Python API

The public pragmatiq.api surface — generated from the live docstrings so signatures never drift.

pragmatiq/api.py is the single library surface behind the CLI, the notebooks, and production callers. Notebooks also get PragmaModel.from_pretrained(run) and model.embed_records(list_of_dicts) for interactive use without the shard pipeline.

The reference below is generated from the live function signatures and docstrings by scripts/docs_facts.py (and checked in CI), so it always matches the installed code.

api.synthesize

Generate a synthetic dataset (Phase 1).

synthesize(config: 'str | Path | dict[str, Any] | None' = None, out: 'str | Path' = 'data/synth', n_users: 'int | None' = None, seed: 'int | None' = None, n_workers: 'int' = 0, write_report: 'bool' = True, **overrides: 'Any') -> 'dict[str, Any]'

api.tokenize

Fit (or load) the tokenizer and write tokenized parquet shards + index.

tokenize(data_dir: 'str | Path', out: 'str | Path', config: 'str | Path | dict[str, Any] | None' = None, tokenizer_dir: 'str | Path | None' = None, max_users: 'int | None' = None, rows_per_shard: 'int' = 4096, n_workers: 'int' = 0) -> 'dict[str, Any]'

api.pretrain

Pretrain a pragmatiq model on tokenized shards (Phase 5).

pretrain(shard_dir: 'str | Path', run_name: 'str', model_size: 'str' = 'small', config: 'str | Path | dict[str, Any] | None' = None, runs_root: 'str | Path' = 'runs', resume: 'str | None' = None, **overrides: 'Any') -> 'dict[str, Any]'

api.finetune

LoRA fine-tune a trained model's adapters + head on a label table.

finetune(shard_dir: 'str | Path', run: 'str | Path', label_path: 'str | Path', config: 'str | Path | dict[str, Any] | None' = None, device: 'str' = 'auto', **overrides: 'Any') -> 'dict[str, Any]'

api.embed

Embed every user in ``shard_dir`` with a trained model.

embed(shard_dir: 'str | Path', run: 'str | Path', out: 'str | Path | None' = None, token_budget: 'int' = 16384, device: 'str' = 'auto') -> 'dict[str, Any]'

api.probe

Probe a trained model on a label table; compares to a raw-count baseline.

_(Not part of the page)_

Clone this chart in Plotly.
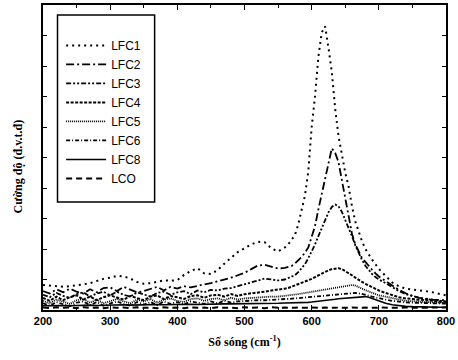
import plotly.graph_objects as go

# Raman shift grid (cm^-1): 10 cm^-1 steps, 5 cm^-1 steps through the main band
wavenumber = (list(range(200, 561, 10)) + list(range(565, 701, 5))
              + list(range(710, 801, 10)))

lfc1 = [0.82, 0.80, 0.77, 0.76, 0.78, 0.80, 0.84, 0.88, 0.95, 1.02,
        1.06, 1.12, 1.10, 1.03, 0.92, 0.86, 0.88, 0.92, 0.97, 0.96,
        0.98, 1.15, 1.28, 1.37, 1.20, 1.18, 1.31, 1.52, 1.70, 1.90,
        2.02, 2.15, 2.24, 2.22, 2.02, 1.92, 2.05,
        2.15, 2.30, 2.45, 2.80, 3.25, 3.75, 4.55, 6.00, 7.00, 8.30,
        9.10, 9.30, 8.60, 7.80, 6.60, 5.70, 5.10, 4.50, 4.05, 3.40,
        2.90, 2.55, 2.25, 2.00, 1.80, 1.65, 1.50, 1.35,
        1.12, 0.90, 0.78, 0.70, 0.67, 0.65, 0.62, 0.58, 0.53, 0.48]

lfc2 = [0.62, 0.54, 0.68, 0.58, 0.70, 0.60, 0.54, 0.68, 0.58, 0.72,
        0.74, 0.62, 0.76, 0.66, 0.58, 0.62, 0.70, 0.76, 0.64, 0.76,
        0.70, 0.78, 0.74, 0.80, 0.84, 0.88, 0.94, 0.98, 1.06, 1.14,
        1.22, 1.34, 1.46, 1.48, 1.42, 1.36, 1.38,
        1.40, 1.44, 1.52, 1.62, 1.74, 1.88, 2.05, 2.40, 2.75, 3.30,
        3.80, 4.30, 4.80, 5.30, 5.15, 4.85, 4.25, 3.65, 3.00, 2.50,
        2.15, 1.90, 1.70, 1.58, 1.44, 1.32, 1.20, 1.10,
        0.95, 0.80, 0.66, 0.55, 0.46, 0.40, 0.36, 0.34, 0.33, 0.32]

lfc3 = [0.50, 0.42, 0.56, 0.46, 0.40, 0.52, 0.58, 0.44, 0.54, 0.60,
        0.48, 0.60, 0.50, 0.44, 0.58, 0.50, 0.44, 0.56, 0.60, 0.50,
        0.58, 0.62, 0.52, 0.64, 0.58, 0.66, 0.64, 0.70, 0.72, 0.78,
        0.84, 0.92, 0.98, 1.03, 1.00, 0.97, 1.00,
        1.04, 1.08, 1.14, 1.24, 1.36, 1.50, 1.70, 1.92, 2.15, 2.42,
        2.70, 2.98, 3.20, 3.38, 3.46, 3.40, 3.22, 2.95, 2.70, 2.42,
        2.12, 1.86, 1.64, 1.45, 1.30, 1.18, 1.08, 1.00,
        0.88, 0.74, 0.62, 0.52, 0.45, 0.40, 0.36, 0.33, 0.30, 0.28]

lfc4 = [0.40, 0.30, 0.44, 0.32, 0.42, 0.48, 0.34, 0.44, 0.32, 0.42,
        0.48, 0.40, 0.34, 0.46, 0.38, 0.32, 0.44, 0.48, 0.36, 0.46,
        0.42, 0.36, 0.46, 0.48, 0.40, 0.48, 0.50, 0.44, 0.52, 0.46,
        0.52, 0.54, 0.56, 0.60, 0.64, 0.66, 0.70,
        0.72, 0.76, 0.80, 0.84, 0.88, 0.92, 0.96, 1.02, 1.08, 1.14,
        1.20, 1.26, 1.30, 1.34, 1.36, 1.37, 1.34, 1.28, 1.22, 1.14,
        1.06, 0.98, 0.92, 0.86, 0.80, 0.76, 0.70, 0.64,
        0.56, 0.48, 0.42, 0.38, 0.36, 0.34, 0.32, 0.30, 0.28, 0.26]

lfc5 = [0.30, 0.22, 0.34, 0.26, 0.20, 0.32, 0.36, 0.24, 0.34, 0.22,
        0.30, 0.36, 0.28, 0.22, 0.34, 0.28, 0.36, 0.24, 0.34, 0.38,
        0.30, 0.26, 0.36, 0.38, 0.30, 0.36, 0.38, 0.32, 0.40, 0.34,
        0.38, 0.40, 0.40, 0.42, 0.44, 0.44, 0.46,
        0.48, 0.49, 0.50, 0.52, 0.54, 0.56, 0.58, 0.60, 0.62, 0.64,
        0.66, 0.67, 0.69, 0.71, 0.73, 0.75, 0.77, 0.79, 0.80, 0.82,
        0.80, 0.76, 0.70, 0.65, 0.61, 0.57, 0.52, 0.48,
        0.44, 0.38, 0.34, 0.30, 0.28, 0.27, 0.26, 0.25, 0.24, 0.24]

lfc6 = [0.22, 0.14, 0.26, 0.18, 0.12, 0.24, 0.28, 0.16, 0.26, 0.14,
        0.22, 0.28, 0.20, 0.14, 0.26, 0.18, 0.26, 0.16, 0.28, 0.20,
        0.26, 0.18, 0.28, 0.24, 0.20, 0.28, 0.22, 0.30, 0.24, 0.28,
        0.30, 0.30, 0.32, 0.32, 0.34, 0.34, 0.36,
        0.36, 0.37, 0.38, 0.39, 0.40, 0.41, 0.42, 0.43, 0.44, 0.45,
        0.46, 0.47, 0.48, 0.49, 0.50, 0.52, 0.53, 0.54, 0.55, 0.56,
        0.56, 0.55, 0.53, 0.50, 0.47, 0.44, 0.41, 0.38,
        0.34, 0.30, 0.27, 0.25, 0.24, 0.23, 0.22, 0.22, 0.21, 0.21]

lfc8 = [0.14, 0.15, 0.14, 0.15, 0.14, 0.15, 0.15, 0.16, 0.15, 0.16,
        0.16, 0.16, 0.17, 0.16, 0.17, 0.17, 0.17, 0.18, 0.17, 0.18,
        0.18, 0.18, 0.19, 0.18, 0.19, 0.19, 0.19, 0.20, 0.20, 0.20,
        0.21, 0.21, 0.21, 0.22, 0.22, 0.22, 0.23,
        0.23, 0.23, 0.24, 0.24, 0.24, 0.25, 0.25, 0.26, 0.27, 0.28,
        0.29, 0.30, 0.31, 0.33, 0.35, 0.37, 0.38, 0.39, 0.40, 0.41,
        0.42, 0.43, 0.44, 0.44, 0.42, 0.38, 0.33, 0.28,
        0.22, 0.17, 0.14, 0.12, 0.11, 0.10, 0.10, 0.09, 0.09, 0.09]

lco = [0.08, 0.06, 0.09, 0.07, 0.08, 0.06, 0.09, 0.07, 0.08, 0.06,
       0.09, 0.07, 0.08, 0.06, 0.09, 0.07, 0.08, 0.06, 0.09, 0.07,
       0.08, 0.06, 0.09, 0.07, 0.08, 0.06, 0.09, 0.07, 0.08, 0.06,
       0.09, 0.07, 0.08, 0.06, 0.09, 0.07, 0.08,
       0.07, 0.08, 0.07, 0.08, 0.07, 0.08, 0.07, 0.08, 0.07, 0.08,
       0.07, 0.08, 0.07, 0.08, 0.07, 0.08, 0.07, 0.08, 0.07, 0.08,
       0.07, 0.08, 0.07, 0.08, 0.07, 0.08, 0.07, 0.08,
       0.07, 0.08, 0.07, 0.08, 0.07, 0.08, 0.07, 0.08, 0.07, 0.08]

series_names = ["LFC1", "LFC2", "LFC3", "LFC4", "LFC5", "LFC6", "LFC8", "LCO"]
series_values = [lfc1, lfc2, lfc3, lfc4, lfc5, lfc6, lfc8, lco]

x_ticks = [200, 300, 400, 500, 600, 700, 800]

line_styles = [
    dict(width=2.0, dash="2px,4px"),
    dict(width=1.8, dash="8px,3px,2px,3px"),
    dict(width=1.8, dash="5px,2px,2px,2px,2px,2px"),
    dict(width=2.0, dash="3px,1.5px"),
    dict(width=1.8, dash="1px,1px"),
    dict(width=1.8, dash="4px,2px,1px,2px"),
    dict(width=1.6, dash="solid"),
    dict(width=2.0, dash="6px,4px"),
]

fig = go.Figure()
for name, vals, style in zip(series_names, series_values, line_styles):
    fig.add_trace(go.Scatter(
        x=wavenumber, y=vals, name=name, mode="lines",
        line=dict(color="black", **style),
    ))

axis_common = dict(
    showgrid=False, zeroline=False, showline=True, linecolor="black",
    linewidth=1.8, mirror="ticks", ticks="inside", tickcolor="black",
    tickwidth=1.2,
)

fig.update_xaxes(
    range=[200, 800], tickvals=x_ticks, ticklen=5,
    ticklabeloverflow="allow",
    tickfont=dict(family="Liberation Sans", size=11, color="black", weight="bold"),
    minor=dict(dtick=50, ticks="inside", ticklen=3, tickcolor="black", tickwidth=1),
    title=dict(text="Số sóng (cm<sup>-1</sup>)", standoff=12,
               font=dict(family="Liberation Serif", size=12, color="black", weight="bold")),
    **axis_common,
)
fig.update_yaxes(
    range=[0, 10], dtick=1, ticklen=4, showticklabels=False,
    **axis_common,
)

# Legend frame
fig.add_shape(type="rect", xref="paper", yref="paper",
              x0=0.036, x1=0.277, y0=0.354, y1=0.967,
              line=dict(color="black", width=1.5), fillcolor="rgba(0,0,0,0)")

fig.add_annotation(
    text="Cường độ (đ.v.t.đ)", xref="paper", yref="paper",
    x=-0.085, y=0.47, textangle=-90, showarrow=False,
    font=dict(family="Liberation Serif", size=12, color="black", weight="bold"),
)

fig.update_layout(
    width=458, height=360,
    margin=dict(l=43, r=3, t=5, b=50),
    paper_bgcolor="white", plot_bgcolor="white",
    showlegend=True,
    legend=dict(x=0.045, y=0.915, xanchor="left", yanchor="top",
                bgcolor="rgba(0,0,0,0)", borderwidth=0,
                font=dict(family="Liberation Sans", size=12, color="black"),
                tracegroupgap=0, itemwidth=40),
)

fig.write_html("out.html")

probe(shard_dir: 'str | Path', run: 'str | Path', label_path: 'str | Path', device: 'str' = 'auto', token_budget: 'int' = 16384, seed: 'int' = 0, with_baseline: 'bool' = True, probe_model: 'str' = 'gbdt') -> 'dict[str, Any]'

api.uplift

Evaluate communication-campaign uplift on a trained model (Phase 5).

uplift(shard_dir: 'str | Path', run: 'str | Path', label_path: 'str | Path', device: 'str' = 'auto', token_budget: 'int' = 16384, seed: 'int' = 0, learner: 'str' = 't') -> 'dict[str, Any]'

api.gnn

Run the three-way AML GNN ablation (Phase 6).

gnn(shard_dir: 'str | Path', run: 'str | Path', transfers_path: 'str | Path', aml_label_path: 'str | Path', seeds: 'tuple[int, ...]' = (0, 1, 2), device: 'str' = 'auto', epochs: 'int' = 150) -> 'dict[str, Any]'

api.quickstart

End-to-end smoke: synth → tokenize → nano pretrain → probe (Phase 8).

quickstart(out: 'str | Path' = 'runs/quickstart', n_users: 'int' = 50000, seed: 'int' = 0, model_size: 'str' = 'small', max_steps: 'int' = 400, n_workers: 'int' = 0) -> 'dict[str, Any]'

Interactive entry points

Beyond api, the model exposes two notebook-friendly methods:

from pragmatiq.models.pragmatiq import PragmaModel

model = PragmaModel.from_pretrained("runs/demo")     # loads model + tokenizer
emb = model.embed_records([                           # plain dicts, no shards needed
    {"user_id": "u1", "events": [
        {"ts": 1_700_000_000_000_000, "source": "transaction",
         "fields": {"amount": "42.10", "merchant": "TESCO"}}],
     "attributes": {"country": "GB"}, "lifelong": []},
])  # -> np.ndarray [n_users, dim]

from_pretrained verifies the checkpoint's tokenizer hash against the run's tokenizer and refuses to run on a mismatch.